The site included not only the headquarters building but another building that once housed Boeing's state-of-the-art training facilities and full-flight simulators. Pilots and airline mechanics used to come there from around the globe before Boeing moved the simulators to Miami and dispersed the training to other facilities.
Boeing bought the site 31 years ago, displacing the former Longacres horse-racing track.
The lavish flight training center opened first and cost $65 million to build, according to former Boeing Vice President Peter Morton, who finalized the details.
Morton rented a grand piano and commissioned music by Seattle-based pianist and composer Walt Wagner to be played at the opening ceremony in 1995.
Earlier this year Boeing had already sold off:
* Seven office park buildings in Bellevue's Eastgate area for $139 million.
* A large warehouse adjacent to Paine Field airport in Everett for $35 million.
* 310 acres of unused land next to its Frederickson manufacturing facility for $200 million.
* And, just last week, two office buildings in Renton for $12 million.
For the Bellevue offices, Boeing agreed to a lease to continue occupying that office park for two years.
The only Boeing property left on the market is a tiny, quarter-acre parcel on Beacon Hill, the site of a former radio tower.
Ned Carner, Unico chief investment officer, in a statement touted the 150-acre Longacre campus's "enviable connectivity and a park-like setting," which includes two large ponds, an apple orchard and a 1-mile walking trail.
It encompasses 962,800 commercial square feet between two large office buildings as well as a day care facility and about 2,150 parking stalls.

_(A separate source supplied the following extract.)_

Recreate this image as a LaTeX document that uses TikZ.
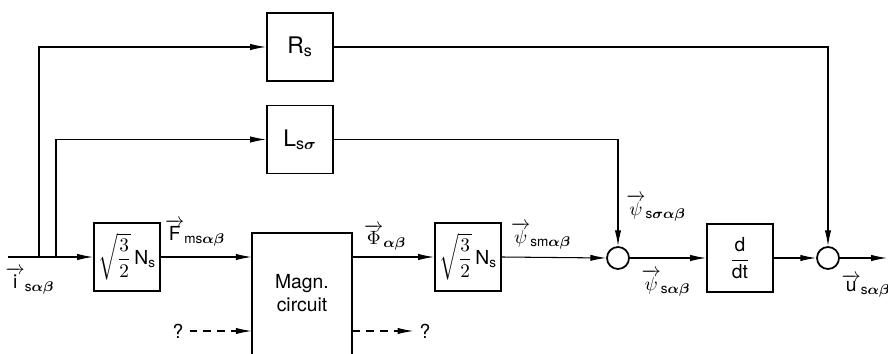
\documentclass[tikz,border=0pt]{standalone}
\usepackage{amsmath}
\usepackage{amssymb}
\usepackage{fontspec}
\setmainfont{TeX Gyre Heros}
\usepackage{tikz}
\usetikzlibrary{arrows.meta}

\tikzset{
    block/.style={draw, line width=1.1pt, minimum width=1.32cm, minimum height=1.36cm, inner sep=0pt},
    junction/.style={draw, line width=1pt, circle, minimum size=0.44cm, inner sep=0pt},
    signal/.style={line width=0.6pt, -{Latex[length=9pt,width=3.6pt]}},
    lbl/.style={inner sep=0pt}
}

\begin{document}
\begin{tikzpicture}[x=0.02cm, y=-0.02cm, font=\fontsize{11}{13}\selectfont]
    \useasboundingbox (0,0) rectangle (888,354);

    % Blocks
    \node[block] (gain1) at (127,257) {$\sqrt{\dfrac{3}{2}}\,$N$_\text{s}$};
    \node[minimum width=2cm, minimum height=2.42cm, inner sep=0pt, align=center]
        (magn) at (302,293.5) {Magn.\\circuit};
    \node[block] (gain2) at (468,257) {$\sqrt{\dfrac{3}{2}}\,$N$_\text{s}$};
    \node[junction] (sum1) at (618,258) {};
    \node[block] (ddt) at (740,258) {$\dfrac{\text{d}}{\text{dt}}$};
    \node[junction] (sum2) at (828,258) {};
    \node[block, font=\fontsize{13}{15}\selectfont] (rs) at (300,47) {R$_\text{s}$};
    \node[block, font=\fontsize{13}{15}\selectfont] (ls) at (300,139.5) {L$_{\text{s}\boldsymbol{\sigma}}$};

    % Magnetic circuit box, open at the bottom
    \draw[line width=1.1pt] (magn.south west) -- (magn.north west)
        -- (magn.north east) -- (magn.south east);

    % Points of the signal lines
    \coordinate (in) at (8,257);
    \coordinate (brR) at (39,257);
    \coordinate (brL) at (56,257);
    \coordinate (out) at (887,258);

    % Main path
    \draw[signal] (in) -- (gain1.west);
    \draw[signal] (gain1.east) -- (gain1.east -| magn.west);
    \draw[signal] (magn.east |- gain2.west) -- (gain2.west);
    \draw[signal] (gain2.east) -- (sum1.west);
    \draw[signal] (sum1.east) -- (ddt.west);
    \draw[signal] (ddt.east) -- (sum2.west);
    \draw[signal] (sum2.east) -- (out);

    % Feed-forward branches
    \draw[signal] (brR) |- (rs.west);
    \draw[signal] (brL) |- (ls.west);
    \draw[signal] (rs.east) -| (sum2.north);
    \draw[signal] (ls.east) -| (sum1.north);

    % Unknown inputs and outputs
    \node (qin) at (178,331) {?};
    \node (qout) at (425,331) {?};
    \draw[signal, dash pattern=on 4.5pt off 3.4pt] (qin.east) -- (qin.east -| magn.west);
    \draw[signal, dash pattern=on 4.5pt off 3.4pt] (magn.east |- qout.west) -- (qout.west);

    % Signal labels
    \node[lbl] (li) at (30,281) {$\overrightarrow{\text{i}}_{\text{s}\boldsymbol{\alpha\beta}}$};
    \node[lbl] (lf) at (195,233) {$\overrightarrow{\text{F}}_{\text{ms}\boldsymbol{\alpha\beta}}$};
    \node[lbl] (lphi) at (385,237) {$\overrightarrow{\Phi}_{\boldsymbol{\alpha\beta}}$};
    \node[lbl] (lpsm) at (541,236) {$\overrightarrow{\psi}_{\text{sm}\boldsymbol{\alpha\beta}}$};
    \node[lbl] (lpss) at (656,208) {$\overrightarrow{\psi}_{\text{s}\boldsymbol{\sigma\alpha\beta}}$};
    \node[lbl] (lps) at (666,283) {$\overrightarrow{\psi}_{\text{s}\boldsymbol{\alpha\beta}}$};
    \node[lbl] (lu) at (866,286) {$\overrightarrow{\text{u}}_{\text{s}\boldsymbol{\alpha\beta}}$};
\end{tikzpicture}
\end{document}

It's located 3 miles from the Tukwila Transit Center with next-stop access to downtown Seattle.
Unico plans capital investments to refresh and modernize the properties, the company said.
Correction: A previous version of this story mistakenly conflated two separate occasions when Boeing VP Peter Morton ordered a piano for the company.
For the 1995 opening ceremony of the flight training center at Longacres, Morton rented a grand piano for pianist Walt Wagner, who performed with the Bellevue Philharmonic Orchestra and The Boeing Choir.
It was four years later that he bought a $17,000 Baldwin grand piano, which he installed at the Boeing Leadership Center in St Louis for the social side of the executive retreats there.